Webber instantly lost my vote when he started complaining about my demographic, but let’s take the long view for a minute: why should any candidate for (or member of) City Council want to alienate the childless, yuppie, commuting, loft-dwellers [CYCL]? We are your constituency. I get the sense that there is a disproportionate amount of us! Why don’t you try to engage us? Neither Jon nor I asked any questions at the forum, but when we were talking about it afterward, Jon told me the question he was thinking of asking, and I think it’s a good one: Why should I (a CYCL) buy a house in Emeryville?

As renters contributing to this scourge of one-bedroom housing stock, I know our politicians don’t prioritize us because we don’t pay the property taxes that fund our city.
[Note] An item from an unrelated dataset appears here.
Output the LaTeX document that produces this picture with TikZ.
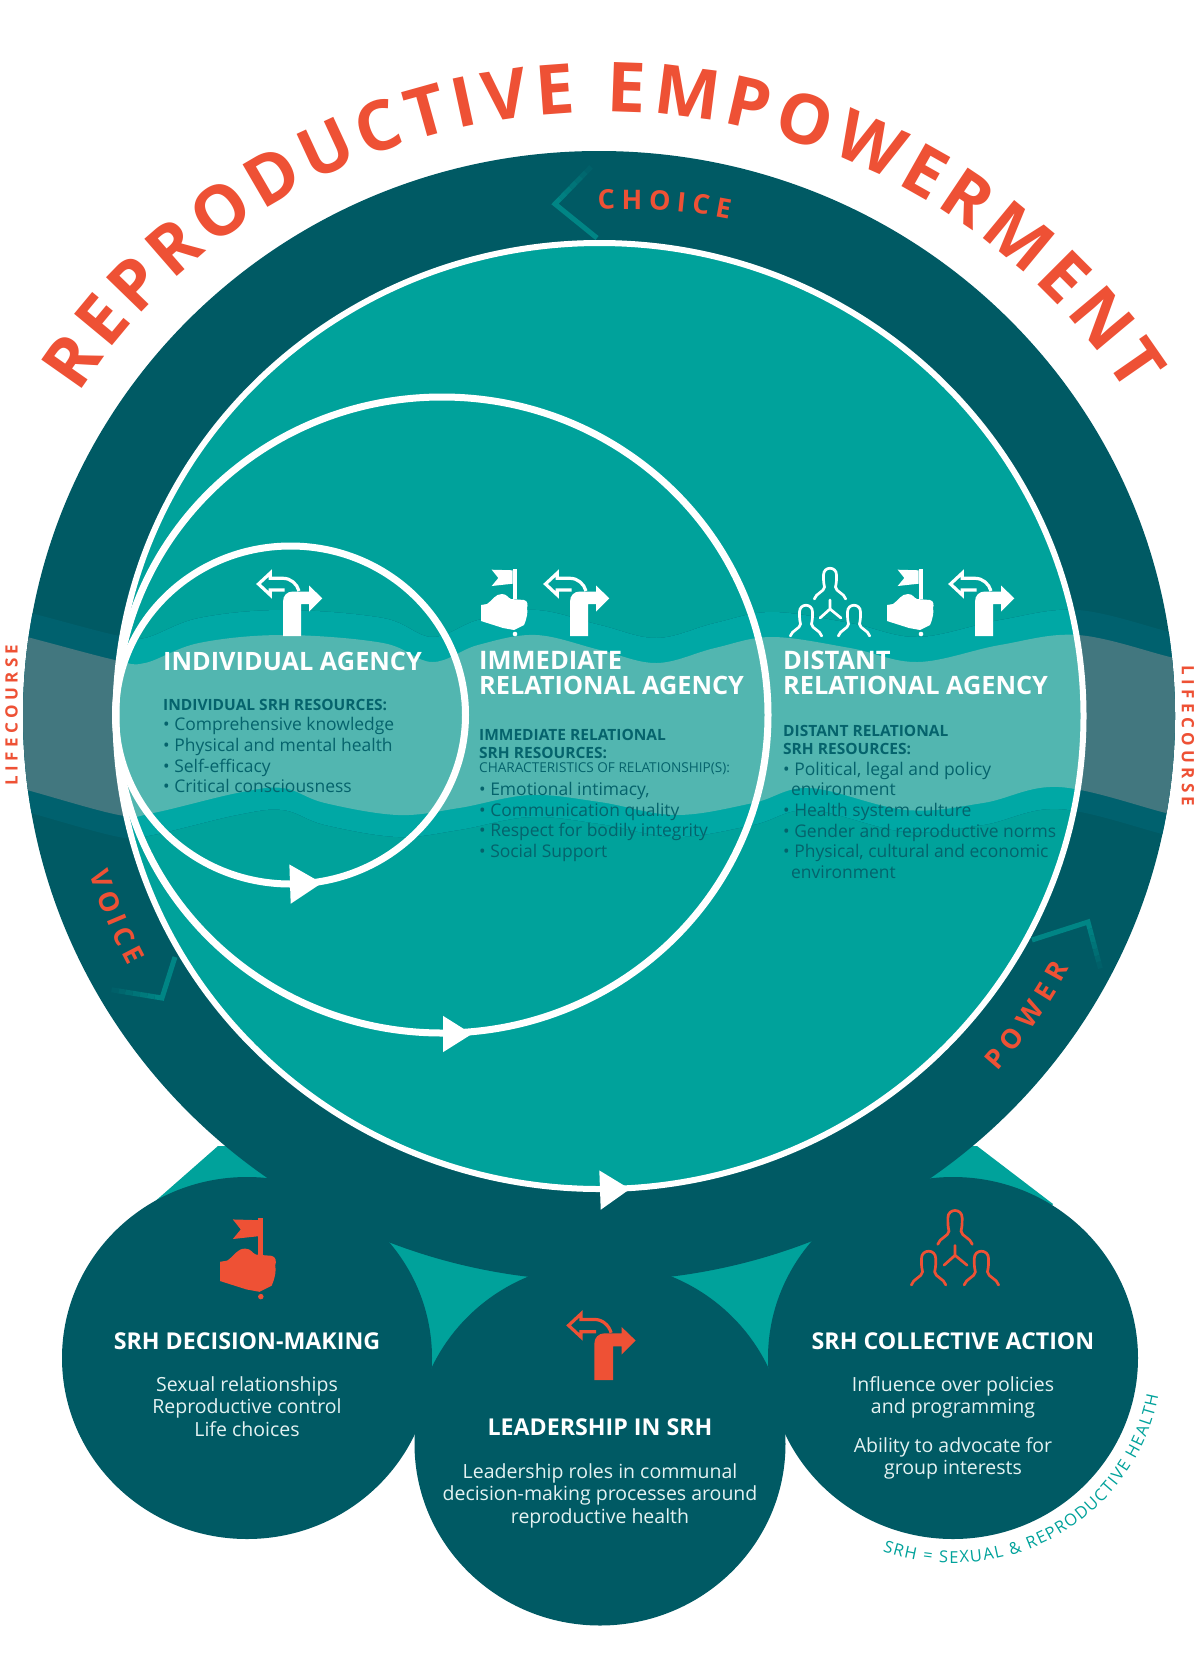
\documentclass[tikz,border=0pt]{standalone}
\usepackage{fontspec}
\setmainfont{Open Sans}
\newfontfamily\widefont{Open Sans}[LetterSpace=26]
\usepackage{xcolor}
\usepackage{tikz}
\usetikzlibrary{arrows.meta,positioning,calc,decorations.text}
\definecolor{cdark}{HTML}{005A64}
\definecolor{cteal}{HTML}{00A29B}
\definecolor{corange}{HTML}{EE5135}
\definecolor{ctext}{HTML}{05636C}
\definecolor{cpale}{HTML}{E4F2F2}
\definecolor{ringback}{HTML}{00616E}
\definecolor{ringband}{HTML}{42777F}
\definecolor{tealback}{HTML}{00A8A5}
\definecolor{tealband}{HTML}{52B6B0}
\newcommand{\sized}[1]{\fontsize{#1}{#1}\selectfont}
% curved text: centre x, centre y, x radius, y radius, from, to, format, text
\newcommand{\arctext}[8]{\path[decorate, decoration={text along path, text align=fit to path,
    text={|#7|#8}}] (#1,#2) ++(#5:#3 and #4) arc[start angle=#5, end angle=#6, x radius=#3, y radius=#4];}
\newcommand{\waveup}[1]{plot[smooth,tension=.6] coordinates {(-5,-630+#1) (27,-637+#1) (115,-660+#1) (145,-663+#1)
    (199,-643+#1) (283,-635+#1) (383,-643+#1) (432,-662+#1) (478,-645+#1) (536,-635+#1) (600,-650+#1)
    (657,-663+#1) (715,-648+#1) (772,-637+#1) (850,-648+#1) (918,-662+#1) (1000,-645+#1) (1078,-635+#1)
    (1170,-657+#1) (1205,-665+#1)}}
\newcommand{\wavelow}[1]{-- plot[smooth,tension=.6] coordinates {(1205,-822+#1) (1166,-813+#1) (1059,-787+#1) (983,-803+#1)
    (906,-810+#1) (810,-788+#1) (753,-803+#1) (676,-815+#1) (600,-802+#1) (530,-795+#1) (459,-808+#1)
    (398,-815+#1) (325,-803+#1) (283,-788+#1) (237,-793+#1) (153,-813+#1) (119,-815+#1) (27,-790+#1) (-5,-782+#1)}}
\tikzset{
  ringline/.style = {draw=white, line width=7pt},
  tipline/.style  = {draw=white, line width=5pt},
  title/.style    = {font=\bfseries\sized{25.3}, text=white, anchor=base west, inner sep=0pt, align=left},
  subhead/.style  = {font=\bfseries\fontsize{15.5}{18}\selectfont, text=ctext, inner sep=0pt, align=left},
  listtxt/.style  = {font=\fontsize{17.45}{20.6}\selectfont, text=ctext, inner sep=0pt, align=left},
  orbhead/.style  = {font=\bfseries\sized{23.2}, text=white, anchor=base, inner sep=0pt},
  orbtxt/.style   = {font=\fontsize{19.5}{22.6}\selectfont, text=cpale, anchor=north, inner sep=0pt, align=center},
  sidetxt/.style  = {font=\widefont\bfseries\sized{17}, text=corange, inner sep=0pt},
  chevron/.style  = {line width=5pt, draw=#1},
  turnsign/.pic = {
    \fill (26,0) -- (26,34.3) .. controls (26,40.5) and (30,44.5) .. (36,44.5) -- (52,44.5) -- (52,50.5)
       -- (65.3,37.7) -- (52,24.3) -- (52,32) -- (44,32) -- (44,0) -- cycle;
    \draw[line width=3.2pt, fill=none] (27.7,46) -- (13.3,46) -- (13.3,41) -- (1.5,52) -- (13.3,63) -- (13.3,57.7) -- (26,57.7)
       .. controls (34,57.7) and (40,52) .. (42,45);
  },
  flagfist/.pic = {
    \fill (0,31) -- (6,32) .. controls (12,36) and (14,42) .. (21,42) .. controls (26,42) and (27,38) .. (30,37) -- (43,36)
       .. controls (47,35) and (47,31) .. (46,28) .. controls (47,24) and (46,18) .. (43,11) -- (33,6) -- (22,8) -- (0,15) -- cycle;
    \fill (10.7,66.3) -- (31.7,65.7) -- (31.7,52.3) -- (10.7,50) -- (17.3,58) -- cycle;
    \fill (31.7,67.3) rectangle (35.7,37);
    \fill (34,2) circle[radius=2.3];
  },
  trio/.pic = {
    \foreach \px/\py in {40/37, 16/0, 64/0}
      \draw[line width=2.7pt, line cap=round, fill=none, shift={(\px,\py)}] (-15.7,0)
         .. controls (-14,6) and (-6,7) .. (-5.5,12) .. controls (-6.5,17) and (-6.5,18) .. (-6.5,24)
         .. controls (-6.5,33) and (6.5,33) .. (6.5,24) .. controls (6.5,18) and (6.5,17) .. (5.5,12)
         .. controls (6,7) and (14,6) .. (15.7,0);
    \draw[line width=2.7pt, line cap=round, fill=none] (40,36) -- (40,27) -- (30,18) (40,27) -- (51,18);
  },
}
\begin{document}
\begin{tikzpicture}[x=1pt,y=1pt]
  \useasboundingbox (0,0) rectangle (1200,-1668);
  \fill[white] (0,0) rectangle (1200,-1668);

  % teal wedges behind the discs
  \fill[cteal] (218,-1146) -- (152,-1204) -- (247,-1358) -- (600,-1444) -- (953,-1358) -- (1053,-1204) -- (977,-1146) -- cycle;
  \fill[cdark] (599,-716) ellipse[x radius=576, y radius=565];
  \fill[cdark] (247,-1358) ellipse[x radius=185, y radius=181];
  \fill[cdark] (600,-1444) ellipse[x radius=185.5, y radius=181.5];
  \fill[cdark] (953,-1358) ellipse[x radius=185, y radius=181];
  \fill[cteal] (599.5,-716) ellipse[x radius=484, y radius=473];

  \begin{scope}
    \clip (599,-716) ellipse[x radius=576, y radius=565];
    \fill[ringback] \waveup{25} \wavelow{-22} -- cycle;
    \fill[ringband] \waveup{0} \wavelow{0} -- cycle;
  \end{scope}
  \begin{scope}
    \clip (599.5,-716) ellipse[x radius=484, y radius=473];
    \fill[tealback] \waveup{25} \wavelow{-22} -- cycle;
    \fill[tealband] \waveup{0} \wavelow{0} -- cycle;
  \end{scope}

  % faded chevrons on the ring
  \coordinate (choicea) at (597,-238); \coordinate (choiceb) at (555,-204); \coordinate (choicec) at (590,-168);
  \coordinate (voicea) at (175,-957); \coordinate (voiceb) at (162,-998); \coordinate (voicec) at (113,-990);
  \coordinate (powera) at (1032,-940); \coordinate (powerb) at (1088,-922); \coordinate (powerc) at (1100,-967);
  \foreach \cha/\chb/\chc in {choicea/choiceb/choicec, voicea/voiceb/voicec, powera/powerb/powerc}{
    \draw[chevron=cteal!60!cdark, line join=miter] (\cha) -- (\chb) -- ($(\chb)!.15!(\chc)$);
    \foreach \st/\op in {15/52, 30/44, 45/36, 60/28, 75/18, 88/9}
      \draw[chevron=cteal!\op!cdark] ($(\chb)!\st/100!(\chc)$) -- ($(\chb)!\st/100+.15!(\chc)$);
  }

  % rings and their arrows
  \draw[ringline, line width=6pt] (599.5,-716) ellipse[x radius=484, y radius=473];
  \draw[ringline] (442,-715) ellipse[x radius=326, y radius=318];
  \draw[ringline] (290.5,-715) ellipse[x radius=175, y radius=169];
  \coordinate (smallbase) at (292,-884);   \coordinate (smalltip) at (322,-883);
  \coordinate (midbase) at (445,-1034);    \coordinate (midtip) at (472,-1034);
  \coordinate (bigbase) at (602,-1190);    \coordinate (bigtip) at (630,-1189);
  \draw[tipline, -{Triangle[length=32pt,width=38pt]}] (smallbase) -- (smalltip);
  \draw[tipline, -{Triangle[length=29pt,width=35pt]}] (midbase) -- (midtip);
  \draw[tipline, -{Triangle[length=30pt,width=38pt]}] (bigbase) -- (bigtip);

  % curved words
  \arctext{603}{-716}{620}{604}{147.7}{32.2}{\color{corange}\bfseries\sized{69}}{REPRODUCTIVE EMPOWERMENT}
  \arctext{630}{-716}{507}{507}{93.6}{78.7}{\color{corange}\bfseries\sized{27}}{CHOICE}
  \arctext{599}{-716}{533}{533}{197.2}{208}{\color{corange}\bfseries\sized{27}}{VOICE}
  \arctext{599}{-716}{534}{534}{318.2}{331.8}{\color{corange}\bfseries\sized{27}}{POWER}
  \arctext{953}{-1358}{209}{205}{250.3}{349.5}{\color{cteal}\sized{16.5}}{SRH = SEXUAL {\&} REPRODUCTIVE HEALTH}
  \node[sidetxt, rotate=90] (lifeleft) at (11.5,-715) {LIFECOURSE};
  \node[sidetxt, rotate=-90] (liferight) at (1188,-736) {LIFECOURSE};

  % icons inside the rings
  \pic[color=white] at (257,-636) {turnsign};
  \pic[color=white] at (481,-636) {flagfist};
  \pic[color=white] at (544,-636) {turnsign};
  \pic[color=white] at (790,-636) {trio};
  \pic[color=white] at (887,-636) {flagfist};
  \pic[color=white] at (949,-636) {turnsign};

  % agency columns
  \node[title] (indiv) at (163,-670) {INDIVIDUAL AGENCY};
  \node[subhead, anchor=base west] (indivres) at (163,-710) {INDIVIDUAL SRH RESOURCES:};
  \node[listtxt, below right=7pt and 0pt of indivres.south west] (indivlist)
     {• Comprehensive knowledge\\• Physical and mental health\\• Self-efficacy\\• Critical consciousness};

  \node[title, anchor=north west] (immed) at (479,-651) {\fontsize{25.5}{26.5}\selectfont IMMEDIATE\\RELATIONAL AGENCY};
  \node[subhead, anchor=north west] (immedres) at (479,-729)
     {IMMEDIATE RELATIONAL\\SRH RESOURCES:};
  \node[listtxt, below right=4pt and 0pt of immedres.south west, font=\sized{13.6}] (immedchar)
     {CHARACTERISTICS OF RELATIONSHIP(S):};
  \node[listtxt, below right=7pt and 0pt of immedchar.south west] (immedlist)
     {• Emotional intimacy,\\• Communication quality\\• Respect for bodily integrity\\• Social Support};

  \node[title, anchor=north west] (dist) at (783,-651) {\fontsize{25.5}{26.5}\selectfont DISTANT\\RELATIONAL AGENCY};
  \node[subhead, anchor=north west] (distres) at (783,-725)
     {DISTANT RELATIONAL\\SRH RESOURCES:};
  \node[listtxt, below right=7pt and 0pt of distres.south west] (distlist)
     {• Political, legal and policy\\\hspace*{8pt}environment\\• Health system culture\\• Gender and reproductive norms\\• Physical, cultural and economic\\\hspace*{8pt}environment};

  % lower discs
  \pic[color=corange, scale=1.2] at (220,-1299) {flagfist};
  \pic[color=corange, scale=1.05] at (567,-1380) {turnsign};
  \pic[color=corange, scale=1.1] at (911,-1285) {trio};

  \node[orbhead] (decide) at (247,-1349) {SRH DECISION-MAKING};
  \node[orbtxt] (decidetxt) at (247,-1376) {Sexual relationships\\Reproductive control\\Life choices};
  \node[orbhead] (lead) at (600,-1435) {LEADERSHIP IN SRH};
  \node[orbtxt] (leadtxt) at (600,-1463) {Leadership roles in communal\\decision-making processes around\\reproductive health};
  \node[orbhead] (collect) at (953,-1349) {SRH COLLECTIVE ACTION};
  \node[orbtxt] (collecttxt) at (953,-1376) {Influence over policies\\and programming};
  \node[orbtxt] (advocate) at (953,-1437) {Ability to advocate for\\group interests};
\end{tikzpicture}
\end{document}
But we do pay taxes indirectly through our rent, we live here, and, unlike our absentee landlords, we can vote. Moreover, many of us are likely to be considering buying a home in the future. If our politicians do nothing to serve us, what makes them think we’re going to want to invest in this city?

For some CYCLs, a deciding factor about buying a house in Emeryville would be schools: you might be childless now, but if you’re thinking of having children in the future, the city’s school system would certainly be something to take into consideration, and thus, it makes sense for the city’s politicians to focus on school-related issues.

But what if you decide not to have children? What then does Emeryville have to offer its residents (who are not burdening the city with extra demand for services)? The services and amenities are not fantastic: we currently don’t have a library – I think that’s supposed to be part of the new community center – so I have to ride my bike up to the Golden Gate branch of the Oakland Public Library. We have a decent outdoor pool which I am an enthusiastic user of, although the locker room is tiny and it closes in the winter. There’s not a lot in the way of cafes, restaurants, bars, art galleries, or parks.

Jac Asher was the only candidate who even began to address these types of concerns, by way of talking about strengthening public transit in Emeryville, possibly by linking the free Emery-Go-Round service with the West Oakland BART. That would be great! It seems that Ruth Atkin has been on the Bicycle/Pedestrian Advisory Committee, and I think Emeryville has some great bike lanes and bike boulevards which a lot of people use. I’d like for 40th Street or some other route to the MacArthur BART be more bike-friendly. (Webber, apparently, thought the bike lane shouldn’t cross San Pablo because he didn’t see bikes on this stretch of road? That is obviously because it’s kind of a harrowing experience to ride there, what with the lack of bike lanes and all!) I’d also like a bigger, year-round farmers market, or at least more CSAs serving our community. And a dog park! Tons of us CYCLs have dogs – and nothing builds and strengthens communities like people walking their dogs – but we don’t have anywhere to take them for off-leash exercise and socialization.

I’ll stop ranting now. I just get exercised, you know, after having seen what local democracy looks like.